O fascínio de João Luiz começa antes mesmo de o filme aparecer na tela. A arquitetura dos cinemas já era um exercício de sedução deliberado, um convite ao sonho. Lustres em forma de olho, tetos rebuscados, decorações suntuosas — tudo contribuía para criar uma atmosfera única.
Os cinemas Pathé, Palácio e Capitólio exibiram o mesmo filme — O Sinal da Cruz, de Cecil B. DeMille — em 1927. Dos três, apenas o primeiro sobreviveu, ainda hoje conservando seu teto ornamentado.
A arquitetura dos cinemas era uma maneira especial de colonizar o espírito do espectador, preparando-o para a experiência do sonho. Afinal, muitos cinemas brasileiros eram inspirados nos grandes cinemas americanos. O fascínio e a sedução do cinema começavam na arquitetura, que garantia o sonho antes mesmo da projeção.
Com páginas de texto e 350 fotografias com legendas explicativas, o resultado da pesquisa será publicado em breve pela Editora Polymétrica, com exposições na Cinemateca do MAM. Para João Luiz, resgatar esses espaços é resgatar parte de sua própria história — como no Cine Palácio, onde assistiu a Ben-Hur e O Rei dos Reis.

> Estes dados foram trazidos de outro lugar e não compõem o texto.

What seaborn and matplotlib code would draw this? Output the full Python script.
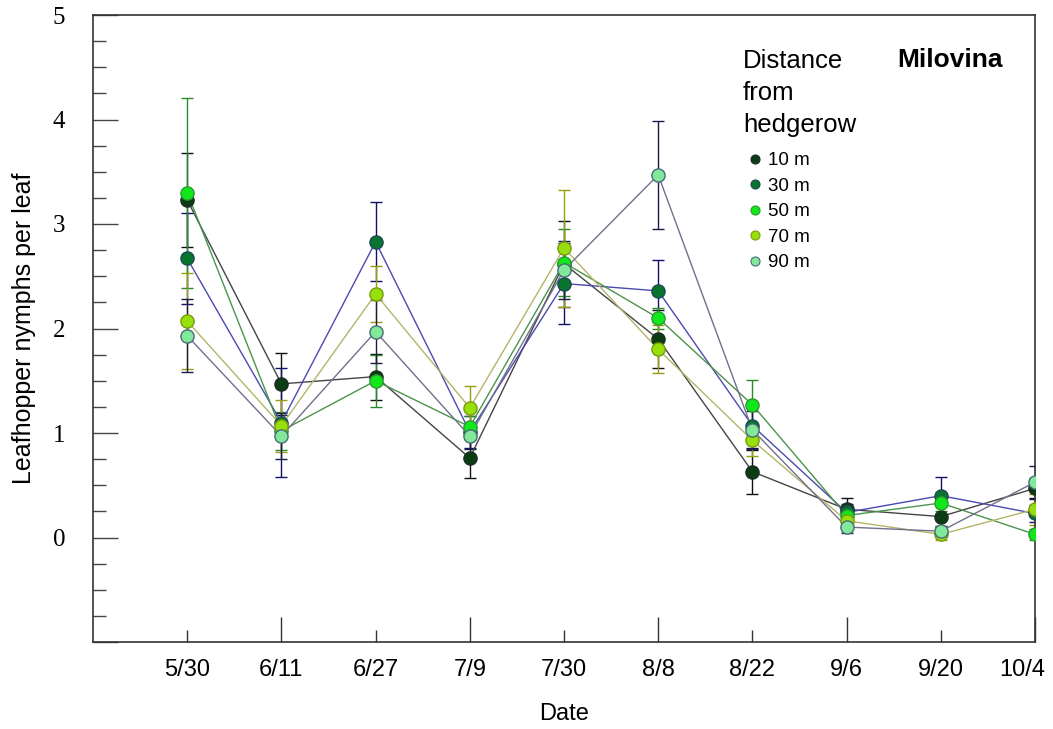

Os cinemas marcaram época, mas seu destino foi, em grande parte, a demolição ou a transformação em espaços genéricos. A arquitetura do cinema, outrora um portal para o sonho, hoje se confunde com corredores de shoppings ou saguões de bancos. Para João Luiz, a magia dos velhos cinemas permanece viva apenas na memória daqueles que, como ele, ainda se lembram do rito de passar por aquelas portas e se deixar levar pelo sonho.